> _What is required_:
In the material below, identify each line bearing the word "this". Reproduce those lines.

> _Data supplied_:
------------------------
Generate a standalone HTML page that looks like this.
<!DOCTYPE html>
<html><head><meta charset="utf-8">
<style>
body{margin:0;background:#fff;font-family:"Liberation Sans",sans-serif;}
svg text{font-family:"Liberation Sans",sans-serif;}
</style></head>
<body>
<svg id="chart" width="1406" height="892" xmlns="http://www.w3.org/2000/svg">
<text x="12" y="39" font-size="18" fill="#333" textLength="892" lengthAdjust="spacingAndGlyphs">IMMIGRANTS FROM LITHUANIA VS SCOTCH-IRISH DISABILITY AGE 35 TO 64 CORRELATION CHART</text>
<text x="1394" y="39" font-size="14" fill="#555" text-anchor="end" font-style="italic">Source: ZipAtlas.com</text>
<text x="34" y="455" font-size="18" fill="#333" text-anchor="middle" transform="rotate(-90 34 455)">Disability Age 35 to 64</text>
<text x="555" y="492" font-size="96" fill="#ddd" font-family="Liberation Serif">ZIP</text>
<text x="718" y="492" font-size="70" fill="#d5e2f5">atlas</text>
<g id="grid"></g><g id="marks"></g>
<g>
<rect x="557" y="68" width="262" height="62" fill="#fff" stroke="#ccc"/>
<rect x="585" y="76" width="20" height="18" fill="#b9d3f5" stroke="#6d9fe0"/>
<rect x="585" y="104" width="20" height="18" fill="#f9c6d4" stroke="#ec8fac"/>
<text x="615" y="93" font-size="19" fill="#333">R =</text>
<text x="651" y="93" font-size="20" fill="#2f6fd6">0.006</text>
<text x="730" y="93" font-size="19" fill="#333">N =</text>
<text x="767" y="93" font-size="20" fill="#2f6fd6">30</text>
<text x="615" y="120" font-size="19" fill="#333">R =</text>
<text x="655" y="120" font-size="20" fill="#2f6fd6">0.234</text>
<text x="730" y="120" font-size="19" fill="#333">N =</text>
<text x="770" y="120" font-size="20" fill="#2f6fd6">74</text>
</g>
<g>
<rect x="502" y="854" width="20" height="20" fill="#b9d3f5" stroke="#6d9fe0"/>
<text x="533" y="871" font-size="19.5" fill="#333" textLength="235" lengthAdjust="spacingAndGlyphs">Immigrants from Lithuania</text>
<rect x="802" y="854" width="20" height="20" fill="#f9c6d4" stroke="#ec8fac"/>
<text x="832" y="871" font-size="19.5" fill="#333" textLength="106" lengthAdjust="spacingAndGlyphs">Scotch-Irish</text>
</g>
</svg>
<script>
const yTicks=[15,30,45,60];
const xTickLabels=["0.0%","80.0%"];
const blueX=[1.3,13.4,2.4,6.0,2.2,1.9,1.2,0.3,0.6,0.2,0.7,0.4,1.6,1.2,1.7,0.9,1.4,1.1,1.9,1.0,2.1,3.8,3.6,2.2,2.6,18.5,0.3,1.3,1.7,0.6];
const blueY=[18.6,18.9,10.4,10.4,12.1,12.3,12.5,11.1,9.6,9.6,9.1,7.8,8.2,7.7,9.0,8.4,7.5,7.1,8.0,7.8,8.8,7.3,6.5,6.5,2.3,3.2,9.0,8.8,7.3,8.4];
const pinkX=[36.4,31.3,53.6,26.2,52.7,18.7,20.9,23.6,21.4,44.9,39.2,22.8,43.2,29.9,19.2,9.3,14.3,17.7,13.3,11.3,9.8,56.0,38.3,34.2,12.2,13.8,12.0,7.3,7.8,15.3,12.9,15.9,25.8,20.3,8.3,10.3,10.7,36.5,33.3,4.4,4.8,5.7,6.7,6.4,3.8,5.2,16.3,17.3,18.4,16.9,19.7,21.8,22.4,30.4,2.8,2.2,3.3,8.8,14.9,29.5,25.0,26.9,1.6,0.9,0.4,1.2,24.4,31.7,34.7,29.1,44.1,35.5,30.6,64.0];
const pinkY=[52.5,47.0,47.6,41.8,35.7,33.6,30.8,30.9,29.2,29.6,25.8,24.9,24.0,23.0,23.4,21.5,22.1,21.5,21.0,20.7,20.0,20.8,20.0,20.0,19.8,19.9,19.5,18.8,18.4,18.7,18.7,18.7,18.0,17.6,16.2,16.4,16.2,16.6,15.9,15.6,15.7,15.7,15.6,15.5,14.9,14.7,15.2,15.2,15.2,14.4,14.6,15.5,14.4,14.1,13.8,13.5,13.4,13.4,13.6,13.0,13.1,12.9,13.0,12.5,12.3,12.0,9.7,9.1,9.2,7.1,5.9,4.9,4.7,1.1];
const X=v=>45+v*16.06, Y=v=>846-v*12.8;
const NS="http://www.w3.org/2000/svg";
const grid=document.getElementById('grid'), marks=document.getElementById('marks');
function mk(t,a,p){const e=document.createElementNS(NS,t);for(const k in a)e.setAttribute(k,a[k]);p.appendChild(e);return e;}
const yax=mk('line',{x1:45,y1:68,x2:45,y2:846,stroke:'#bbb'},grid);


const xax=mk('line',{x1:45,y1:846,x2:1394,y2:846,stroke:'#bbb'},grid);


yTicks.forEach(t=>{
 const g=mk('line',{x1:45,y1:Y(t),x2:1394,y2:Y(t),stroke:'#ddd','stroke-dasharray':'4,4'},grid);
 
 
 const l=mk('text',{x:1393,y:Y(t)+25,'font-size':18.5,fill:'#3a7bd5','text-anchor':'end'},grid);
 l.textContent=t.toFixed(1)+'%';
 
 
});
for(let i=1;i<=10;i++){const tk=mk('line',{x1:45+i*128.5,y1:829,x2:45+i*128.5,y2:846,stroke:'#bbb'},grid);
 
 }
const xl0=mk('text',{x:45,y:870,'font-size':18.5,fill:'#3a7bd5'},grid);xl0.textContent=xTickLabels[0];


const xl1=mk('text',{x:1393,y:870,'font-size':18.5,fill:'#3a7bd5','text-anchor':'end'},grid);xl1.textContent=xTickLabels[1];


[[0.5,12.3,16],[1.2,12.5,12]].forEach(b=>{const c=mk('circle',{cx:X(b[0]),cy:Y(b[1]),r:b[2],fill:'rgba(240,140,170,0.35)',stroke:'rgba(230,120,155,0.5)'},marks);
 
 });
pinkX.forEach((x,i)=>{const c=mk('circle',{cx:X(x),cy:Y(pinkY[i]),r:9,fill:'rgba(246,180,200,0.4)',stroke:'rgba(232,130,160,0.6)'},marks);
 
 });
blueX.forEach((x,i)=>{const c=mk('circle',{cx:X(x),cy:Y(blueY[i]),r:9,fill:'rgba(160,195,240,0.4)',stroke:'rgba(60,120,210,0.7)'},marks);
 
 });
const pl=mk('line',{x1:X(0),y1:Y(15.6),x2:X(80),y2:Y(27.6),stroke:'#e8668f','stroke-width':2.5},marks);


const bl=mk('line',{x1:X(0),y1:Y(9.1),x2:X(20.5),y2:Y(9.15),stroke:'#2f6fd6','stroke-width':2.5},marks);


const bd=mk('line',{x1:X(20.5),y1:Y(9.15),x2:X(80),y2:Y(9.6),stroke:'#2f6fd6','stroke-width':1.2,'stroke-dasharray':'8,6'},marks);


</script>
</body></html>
------------------------
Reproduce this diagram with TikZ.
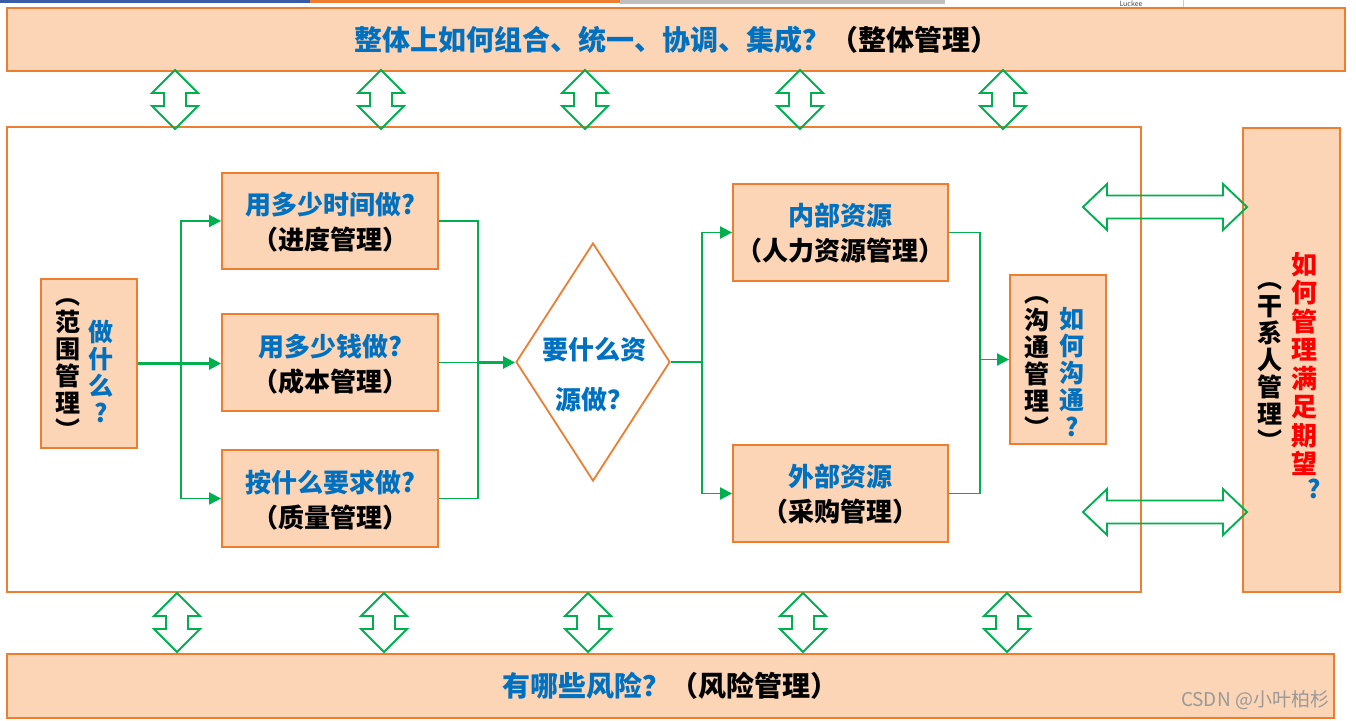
------------------------
> _The completed task_:
Generate a standalone HTML page that looks like this.
Reproduce this diagram with TikZ.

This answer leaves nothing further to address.